In Accessibility taught by Professor Jeff Bigham, my team and I worked with a client with cerebral palsy to improve her AAC device system.

Observational Study

Non-verbal communication is a crucial aspect in everyday communication and face-to-face interactions. For people with complex communication needs (CCNs), augmentative and alternative communication (AAC) devices are designed to support and facilitate their conversations with others. One of the challenges with AAC systems, however, is their inability to portray components of nonverbal communication that typically accompany verbal speech.

I helped design an observational study with the purpose of gaining a better understanding of face-to-face interactions of AAC users and their caregivers, as well as existing strategies caregivers utilize to support AAC users in their communication with others. Furthermore, the results will provide insights on how to incorporate social cues and interactions during communication using AAC. These findings can inform the design of social agents and assistive technologies which support engagement and autonomy for AAC users with CCNs.

Case Study

Improving Usability of AAC Device for an Individual with CP

Apart from the observational study, my team and I worked directly with a client with cerebral palsy to help improve the design of her AAC device system.
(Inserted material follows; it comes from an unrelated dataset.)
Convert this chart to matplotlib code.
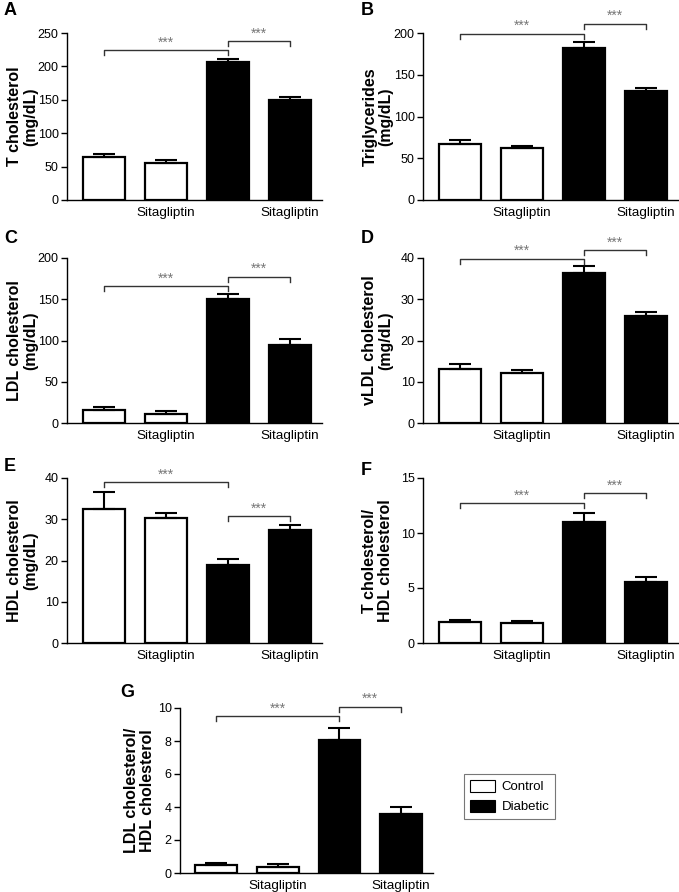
import numpy as np
import matplotlib
matplotlib.use("Agg")
import matplotlib.pyplot as plt
from matplotlib.patches import Patch

plt.rcParams['font.family'] = ['Liberation Sans', 'DejaVu Sans']

# Groups: Control, Control+Sitagliptin, Diabetic, Diabetic+Sitagliptin
xlabels = ["", "Sitagliptin", "", "Sitagliptin"]
colors = ["white", "white", "black", "black"]

tc_mean = [64, 55, 206, 149]
tc_err = [5, 4.5, 5, 5]
tg_mean = [67, 62, 182, 130]
tg_err = [5, 3, 7, 4]
ldl_mean = [15.4, 11.4, 150.5, 94.5]
ldl_err = [4, 3.5, 5.5, 7]
vldl_mean = [13.2, 12.2, 36.4, 26.0]
vldl_err = [1.0, 0.6, 1.7, 0.8]
hdl_mean = [32.5, 30.2, 18.8, 27.5]
hdl_err = [4.0, 1.2, 1.6, 1.0]
tchdl_mean = [1.88, 1.85, 11.0, 5.55]
tchdl_err = [0.18, 0.12, 0.85, 0.45]
ldlhdl_mean = [0.47, 0.39, 8.09, 3.57]
ldlhdl_err = [0.16, 0.14, 0.69, 0.43]

# (letter, ylabel, mean, err, ymax, yticks, bracket1 y, bracket2 y)
panels = [
    ("A", "T cholesterol\n(mg/dL)", tc_mean, tc_err, 250, [0, 50, 100, 150, 200, 250], 224, 237.5),
    ("B", "Triglycerides\n(mg/dL)", tg_mean, tg_err, 200, [0, 50, 100, 150, 200], 199, 211),
    ("C", "LDL cholesterol\n(mg/dL)", ldl_mean, ldl_err, 200, [0, 50, 100, 150, 200], 165.5, 177),
    ("D", "vLDL cholesterol\n(mg/dL)", vldl_mean, vldl_err, 40, [0, 10, 20, 30, 40], 39.8, 41.9),
    ("E", "HDL cholesterol\n(mg/dL)", hdl_mean, hdl_err, 40, [0, 10, 20, 30, 40], 39.0, 30.7),
    ("F", "T cholesterol/\nHDL cholesterol", tchdl_mean, tchdl_err, 15, [0, 5, 10, 15], 12.7, 13.6),
    ("G", "LDL cholesterol/\nHDL cholesterol", ldlhdl_mean, ldlhdl_err, 10, [0, 2, 4, 6, 8, 10], 9.49, 10.06),
]

W, H = 679, 892
# axes boxes in pixels: left, right, top, bottom, ylabel right edge x
boxes = [
    (67, 322, 33, 200, 38), (423, 678, 33, 200, 393),
    (67, 322, 258, 423, 38), (423, 678, 258, 423, 393),
    (67, 322, 478, 643, 38), (423, 678, 478, 643, 393),
    (180, 433, 708, 873, 155),
]
letter_pos = [(4, 2), (361, 2), (4, 230), (361, 230), (4, 458), (361, 462), (120, 684)]

fig = plt.figure(figsize=(W / 100, H / 100), dpi=100)

x = np.arange(4)
for (letter, ylab, mean, err, ymax, yt, b1, b2), box, lp in zip(panels, boxes, letter_pos):
    l, r, t, b, lx = box
    ax = fig.add_axes([l / W, 1 - b / H, (r - l) / W, (b - t) / H])
    ax.bar(x, mean, width=0.68, color=colors, edgecolor="black", linewidth=1.6, zorder=2)
    ax.errorbar(x, mean, yerr=[np.zeros(4), err], fmt="none", ecolor="black",
                elinewidth=1.5, capsize=8, capthick=1.5, zorder=3)
    ax.set_xlim(-0.59, 3.52)
    ax.set_ylim(0, ymax)
    ax.set_yticks(yt)
    ax.set_xticks(x)
    ax.set_xticklabels(xlabels, fontsize=9.7)
    ax.tick_params(axis="x", length=0, pad=5)
    ax.tick_params(axis="y", labelsize=9, length=4, width=1, pad=2)
    for s in ["top", "right"]:
        ax.spines[s].set_visible(False)
    for s in ["left", "bottom"]:
        ax.spines[s].set_linewidth(1)
    ax.set_ylabel(ylab, fontsize=11.5, fontweight="bold", linespacing=1.05)
    ax.yaxis.set_label_coords((lx - l) / (r - l), 0.5)

    # significance brackets
    dy = 0.03 * ymax
    for (x0, x1, yb) in [(0, 2, b1), (2, 3, b2)]:
        ax.plot([x0, x0, x1, x1], [yb - dy, yb, yb, yb - dy], color="#333333",
                linewidth=1.0, clip_on=False, zorder=4)
        ax.text((x0 + x1) / 2, yb + 0.005 * ymax, "***", ha="center", va="bottom",
                fontsize=10, color="#777777", clip_on=False)

    fig.text(lp[0] / W, 1 - lp[1] / H, letter, fontsize=13, fontweight="bold",
             ha="left", va="top")

handles = [Patch(facecolor="white", edgecolor="black", linewidth=0.8, label="Control"),
           Patch(facecolor="black", edgecolor="black", linewidth=0.8, label="Diabetic")]
leg = fig.legend(handles=handles, loc="upper left", bbox_to_anchor=(464 / W, 1 - 774 / H),
                 fontsize=9.5, frameon=True, fancybox=False, edgecolor="#555555",
                 handlelength=1.9, handleheight=1.0, borderpad=0.45, labelspacing=0.5,
                 handletextpad=0.5, borderaxespad=0)
leg.get_frame().set_linewidth(0.8)

fig.savefig("out.png", dpi=100)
Individuals with cerebral palsy (CP) often experience difficulty speaking to an extent that threatens their ability to communicate (Pennington, Goldbart, & Marshall, 2004) due to motor skill deficits such as limited range of motion and/or lack of coordination (Koester & Arthanat, 2017). As such, these symptoms necessitate the use of AAC technologies that are designed to improve and maintain quality of life for individuals with complex communication needs.

Design Principles

We conducted research in physical therapy, joysticks, ergonomic handles, and other domains.

  • Obstacles of AAC devices

  • Physical constraints of AAC devices

  • The effect of joystick handle size and gain at two levels of required precision on performance and physical load on crane operators

Prototyping Process

Fig. 1: Our initial meeting with our client

Fig. 1: Our initial meeting with our client


Our client is a 37-year-old woman with CP. In our initial meeting, she addressed that her joystick was difficult to grip and control. To improve the interaction between our client and their AAC Device, we focused on the following goals:

  • Reduce fatigue when using device

  • Improve accuracy of selection on AAC device

  • Incorporate ergonomic design principles to provide long-term benefits

Fig. 2: Initial Prototyping

Fig. 2: Initial Prototyping

Initial brainstorming and solutions

The initial prototypes were 3D modeled using Autodesk Fusion, and printed using PLA material. During our first round of testing, we asked her questions about the dimensions, shape, and grip for each prototype.

Initial solutions to provide more comfort of use for our client included

  1. adding a platform that moved and elevated at an angle that would act as an armrest.

  2. moving the joystick and button configuration on the chair so the client would have easier access to the hardware.

  3. altering the location of the keyboard option on the AAC device that the client uses to reduce the distance of character selection on the device.

User Testing

During the next round of testing, we sought to operationalize the initial goals of improving usability, reducing fatigue, and testing durability of our prototypes, and came up with a list of metrics we wanted to measure during our observations. For each metric, we asked her to rate her experiences with the use of a Likert scale.   

We recorded:

    • Time (Timer)

    • 1-10, How well does the shape of the prototype fit? (1 being least fit)

    • 1-10, How tiring was this typing experience? (1 being least tiring, 10 most tiring)

    • 1-10, How well can you grip this prototype? (1 being worst grip, 10 best grip)

    • 1-10, How much do you like this prototype? (1 being dislike very much, 10 like very much)

    • Is the prototype too thin, too wide, or just right?

    • Is the prototype too short, too tall, or just right?

    • General comments from client

Our goal was to compare performance typing sentences of variable difficulty with each prototype. We asked the client to type sentences of variable difficulty, and recorded responses to questions about the prototypes after typing the sentences. Our baseline comparison was with the client’s original joystick.

We came up with three sample sentences for her to type.

Easy: The sky is blue.

Medium: When I go to music camp, I get to see my friends.

Hard: When you go to the store, could you buy some milk, cereal, and bread?

During our actual observations, we started with the easy sentence and went through each prototype. Due to limited time and fatigue effects, we had her type up a sentence and we followed up with the questions we had prepared in order to get her opinion on the models.

Fig. 3: Design with client’s measurements from our prototyping session results

Fig. 3: Design with client’s measurements from our prototyping session results

Solution Design

After we conducted our user testing, we found that our client preferred the cylindrical model over the others, rating it with the best fit, least fatigue, and best grip. In order to increase the durability of the final prototype, we 3D printed it so that it was not hollow, and therefore could withstand her strong grip. In future iterations, we plan to fit our joystick with a rubber or silicone coating to make it more comfortable for the client to grip.